Speaking on a fourth-quarter earnings call on 15 February, chief executive Alain Bellemare said: "Overall, the business jet market continues to show signs of improvement."

He attributes the uptick to a shrinking used aircraft inventory – which is now at its "lowest level in a decade" – and “increasingly positive” levels of aircraft utilisation and “market sentiment”.

Order activity climbed in the fourth quarter, Bellemare says, and this trend is continuing in 2018. “I am pretty confident that we've reached the bottom of the barrel."

Bombardier shipped 140 aircraft in the 12 months ended 31 December – 45 Global 6000/5000s, 81 Challenger 650/350s and 14 Learjet 70/75s – against a 2017 delivery guidance of 135 jets. This compares with 163 shipments in 2016 – 51 Globals, 88 Challengers and 24 Learjets.

Output in the fourth quarter totalled 45 aircraft, compared with 54 delivered during the same period in 2016. The company ended the year with a business jet backlog valued at $14 billion, down from $15.4 billion at the end of 2016.

Global 7000 fly-by


Although the delivery forecast for 2018 remains flat, at 135 aircraft – including the first examples of its ultra-long-range Global 7000 – Bellemare says Bombardier is ready to increase production as demand rises.

The airframer cut output in 2015 in response the declining sales, but has “maintained flexibility” in its system since then, he notes. "The same way that we adjusted our rate very quickly in 2015 when it was time to bring it down, we're ready to take it up if the market can support this," says Bellemare.

Bombardier is confident the arrival this year of Gulfstream’s ultra-widebody G500 and G600 will not affect sales of its competing Global 6000 and 5000. "We have two amazing products that are very well positioned," says Bellemare, pointing to the cabin overhaul that was introduced as standard on the high-end pair last year. "I think that we are in a very good place, and we strongly believe that we'll be able to compete very successfully against the G500 and G600."
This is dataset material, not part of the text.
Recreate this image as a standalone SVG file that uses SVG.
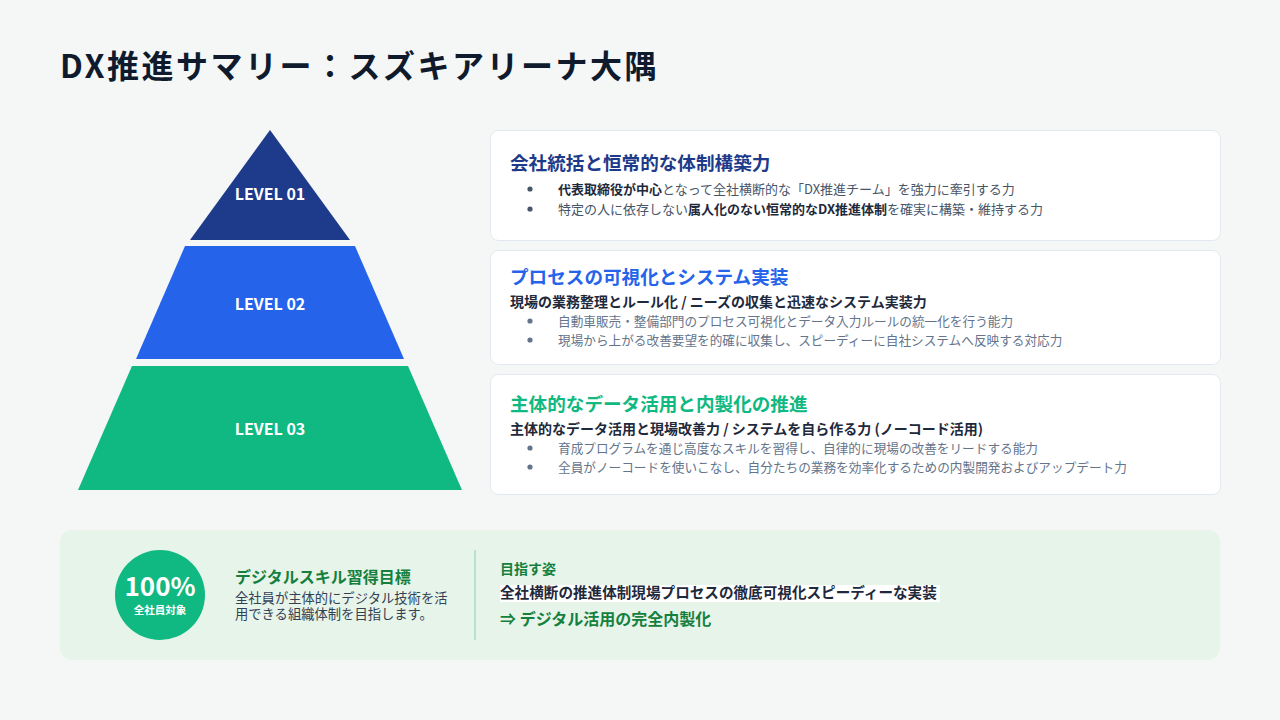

Overall business aircraft revenues fell by $780 million in 2017, to just under $5 billion, but Bombardier says it generated double-digit growth from its aftermarket business, fuelled by its recent investment in service network capacity. This includes new maintenance centres in Tianjin, China, and at London Biggin Hill airport in the UK, which opened in April and May 2017, respectively.